A menina que lia gibis
04/11/2025 às 17h59
Cathierine Hoffmann - Jornalista
Jornalista, formada pela Universidade do Vale do Rio dos Sinos. Comunicadora multimídia, assessora de imprensa e editora reponsável do Expressão Regional
Juntei algumas moedas de um real e cinquenta centavos e fui de bicicleta até um bazar perto da praça. Fiquei uns 15 minutos olhando a estante com os últimos gibis da Turma da Mônica, julgando pela capa qual a historinha que mais me interessava enquanto o dono do estabelecimento ficava me dando sugestões. Até lançou a ideia de eu tentar ler o gibi da Barbie, o que eu escutei e logo entortei o nariz, pensando, ‘e eu lá quero ler gibi da Barbie’. Continuei pensando na melhor opção. Não era fácil comprar só um. Mas eram poucas as vezes que eu comprava um gibi, na maioria das vezes pegava emprestado na biblioteca pública municipal e depois de uma semana, devolvia todos. Meu acervo era pequeno, mas valoroso. E por isso, cada vez que dava para comprar um, era um grande momento.
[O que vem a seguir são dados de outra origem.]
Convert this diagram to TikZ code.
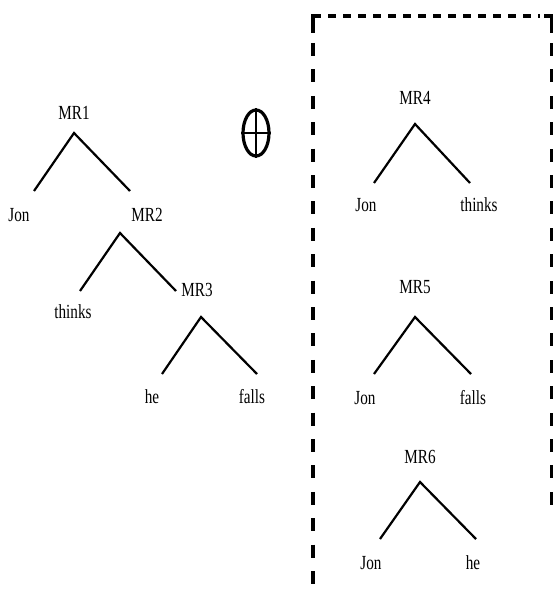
\documentclass[tikz,border=0pt]{standalone}
\usepackage{fontspec}
\setmainfont{Liberation Serif}[FakeStretch=0.76]
\usepackage{tikz}
\usetikzlibrary{positioning}
\usetikzlibrary{shapes.geometric}

\begin{document}
\begin{tikzpicture}[x=1pt, y=-1pt, every node/.style={inner sep=0pt, font=\fontsize{20}{23}\selectfont},
    branch/.style={line width=2.2pt},
    boxline/.style={line width=3.2pt}]

                \useasboundingbox (0,0) rectangle (553,594);

                % Left tree
                \node at (74,113) (mr1) {MR1};
                \node at (19,215) (jon1) {Jon};
                \node at (147,215) (mr2) {MR2};
                \node at (73,312) (thinks1) {thinks};
                \node at (197,290) (mr3) {MR3};
                \node at (152,397) (he1) {he};
                \node at (252,397) (falls1) {falls};

                % Oplus
                \node at (256,133) (oplus) [draw, ellipse, line width=3.2pt, minimum width=26, minimum height=46] {};
                \draw[line width=2.2pt] (oplus.north) -- (oplus.south);
                \draw[line width=2.2pt] (oplus.west) -- (oplus.east);

                % Right trees
                \node at (415,98) (mr4) {MR4};
                \node at (366,205) (jon4) {Jon};
                \node at (479,205) (thinks4) {thinks};
                \node at (415,287) (mr5) {MR5};
                \node at (365,398) (jon5) {Jon};
                \node at (473,398) (falls5) {falls};
                \node at (420,457) (mr6) {MR6};
                \node at (371,563) (jon6) {Jon};
                \node at (473,563) (he6) {he};

                % Branches
                \draw[branch] ([shift={(15,-24)}]jon1.center) -- ([shift={(0,20)}]mr1.center) -- ([shift={(-17,-24)}]mr2.center);
                \draw[branch] ([shift={(7,-21)}]thinks1.center) -- ([shift={(-27,18)}]mr2.center) -- ([shift={(-21,1)}]mr3.center);
                \draw[branch] ([shift={(10,-23)}]he1.center) -- ([shift={(4,27)}]mr3.center) -- ([shift={(5,-23)}]falls1.center);
                \draw[branch] ([shift={(8,-22)}]jon4.center) -- ([shift={(0,26)}]mr4.center) -- ([shift={(-9,-22)}]thinks4.center);
                \draw[branch] ([shift={(9,-24)}]jon5.center) -- ([shift={(0,30)}]mr5.center) -- ([shift={(-2,-24)}]falls5.center);
                \draw[branch] ([shift={(9,-24)}]jon6.center) -- ([shift={(0,25)}]mr6.center) -- ([shift={(3,-24)}]he6.center);

                % Dashed box
                \draw[boxline] (313,33) -- (313,16) -- (321,16);
                \draw[boxline] (544,16) -- (552,16) -- (552,33);
                \draw[boxline, dash pattern=on 8pt off 7pt] (328,16) -- (540,16);
                \draw[boxline, dash pattern=on 13pt off 13.4pt] (313,43) -- (313,586);
                \draw[boxline, dash pattern=on 13pt off 13.4pt] (552,43) -- (552,505);

            \end{tikzpicture}
\end{document}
Escolhi então, paguei e fui em direção da minha casa. Resolvi dobrar a esquina, empurrar a bicicleta morro acima, em direção à capela, e depois descer, pegando o rumo da minha casa. O corte de caminho tinha um propósito: naquela rua tinha menos movimento de pedestres. Eu poderia guiar a bicicleta e ler o gibi ao mesmo tempo. Ideia perfeita. E foi o que fiz. Enquanto pedalava devagar, folheava o gibi com a historinha nova em folha. Acho que li duas páginas, no máximo, até o inevitável acontecer, mais um tombo cinematográfico para a minha coleção. Joelho ralado, nenhuma testemunha, porque eu conferi. Resolvi me conformar que só conseguiria ler quando chegasse em casa. Paciência.
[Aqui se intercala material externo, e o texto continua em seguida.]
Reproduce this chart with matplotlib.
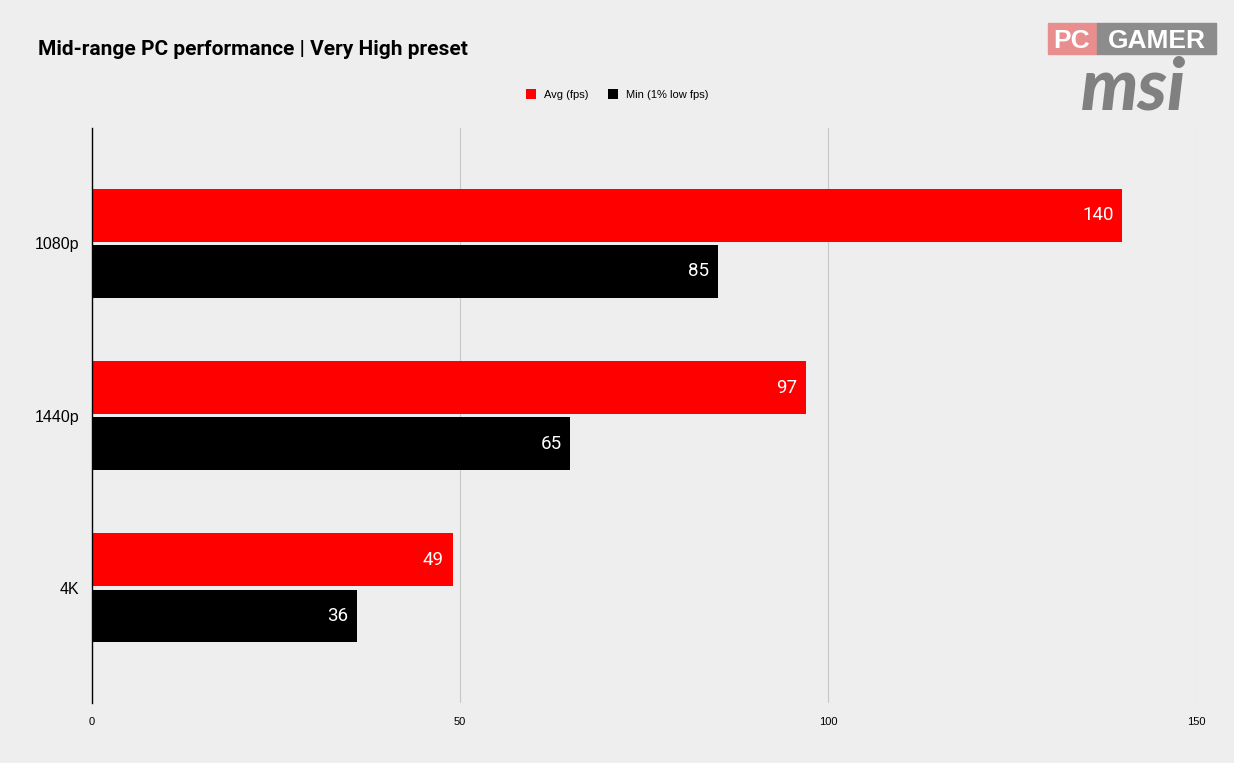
import matplotlib.pyplot as plt
import numpy as np

categories = ["1080p", "1440p", "4K"]
avg_fps = [140, 97, 49]
min_fps = [85, 65, 36]
x_ticks = [0, 50, 100, 150]

plt.rcParams['font.family'] = ['Roboto', 'DejaVu Sans']
arial = ['Liberation Sans', 'DejaVu Sans']

bg = "#eeeeee"
fig = plt.figure(figsize=(12.34, 7.63), dpi=100, facecolor=bg)
ax = fig.add_axes([0.0746, 0.0786, 0.8946, 0.7536], facecolor=bg)

y = np.arange(len(categories))
h = 0.307
gap = 0.009
ax.barh(y - h / 2 - gap, avg_fps, height=h, color="#ff0000", label="Avg (fps)", zorder=3)
ax.barh(y + h / 2 + gap, min_fps, height=h, color="#000000", label="Min (1% low fps)", zorder=3)

for yi, a, m in zip(y, avg_fps, min_fps):
    ax.text(a - 1.2, yi - h / 2 - gap, str(a), color="white", fontsize=13.5,
            ha="right", va="center", zorder=4)
    ax.text(m - 1.2, yi + h / 2 + gap, str(m), color="white", fontsize=13.5,
            ha="right", va="center", zorder=4)

ax.set_xlim(0, 150)
ax.set_ylim(2.667, -0.667)
ax.set_xticks(x_ticks)
ax.set_xticklabels([str(t) for t in x_ticks], fontsize=8, family=arial)
ax.set_yticks(y)
ax.set_yticklabels(categories, fontsize=11.5, family=arial)
ax.tick_params(length=0, pad=9)
ax.tick_params(axis="x", pad=10)
ax.grid(axis="x", color="#c8c8c8", linewidth=0.8, zorder=0)
for s in ["top", "right", "bottom"]:
    ax.spines[s].set_visible(False)
ax.spines["left"].set_color("black")
ax.spines["left"].set_linewidth(1)
ax.spines["left"].set_zorder(5)

fig.text(0.0308, 0.935, "Mid-range PC performance | Very High preset", fontsize=15,
         fontweight="bold", ha="left", va="center")

leg = fig.legend(loc="center", bbox_to_anchor=(0.5, 0.876), ncol=2, frameon=False,
                 prop={"family": arial, "size": 8}, handlelength=0.9, handleheight=0.9,
                 handletextpad=0.7, columnspacing=1.8)

# logo
fig.patches.append(plt.Rectangle((1048 / 1234, 1 - 54 / 763), 49 / 1234, 31 / 763,
                                 transform=fig.transFigure, color="#e88e8e", figure=fig))
fig.patches.append(plt.Rectangle((1097 / 1234, 1 - 54 / 763), 119 / 1234, 31 / 763,
                                 transform=fig.transFigure, color="#8c8c8c", figure=fig))
fig.text(1072 / 1234, 1 - 48 / 763, "PC", color="white", fontsize=19, fontweight="heavy",
         family=arial, ha="center", va="baseline")
fig.text(1157 / 1234, 1 - 48 / 763, "GAMER", color="white", fontsize=19, fontweight="heavy",
         family=arial, ha="center", va="baseline")
fig.text(1133 / 1234, 1 - 109 / 763, "msi", color="#808080", fontsize=52, fontweight="black",
         style="italic", family=["Lato", "DejaVu Sans"], ha="center", va="baseline")

fig.savefig("out.png", dpi=100, facecolor=bg)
Isso só prova a minha devoção com a Turma da Mônica. Passei toda minha infância e até minha pré-adolescência às voltas da turminha. Cebolinha, Magali, Mônica, Cascão, Marina, Franjinha, Carminha, Bidu, Chico Bento, Rosinha, Tina, Rolo, Pipa... muitos, inúmeras personagens que me ensinaram muitas coisas, sobretudo amar a leitura. Lembro claramente de momentos na escola onde as professoras me xingavam porque eu lia gibis escondido, com eles debaixo da classe enquanto elas davam aula. Ou das vezes que ia na casa de amigas minhas e entrava dentro de barracas ou ficava atrás de uma porta para ler o gibi que elas tinham em casa e eu ainda não tinha lido. Chegava a ser chata de tão viciada. Acabei levando minha irmã no vício. A primeira palavra que ela aprendeu a escrever foi FIM, de tanto ver no final de cada tirinha. Lembro de rir sozinha das peripécias do Cascão, dos planos do Cebolinha, das aventuras da Mônica e da fome da Magali.
E foi aos 13 anos que usei um ‘salário’ que recebi por ajudar minha mãe no jornal que fiz uma assinatura para receber mensalmente os gibis da Turma da Mônica. Estão comigo até hoje, guardados como relíquias. Guardados em parte, pois com felicidade que dei alguns da coleção para meu afilhado Miguel, hoje leitor assíduo da turminha. Por isso, na celebração dos 90 anos de Mauricio de Sousa neste 27 de outubro, faço destas palavras uma homenagem ao jornalista que foi inspiração para mim e tantos da minha geração e das próximas. Saber que nós brasileiros somos tão maravilhosos na construção de cultura e educação me deixa emocionada.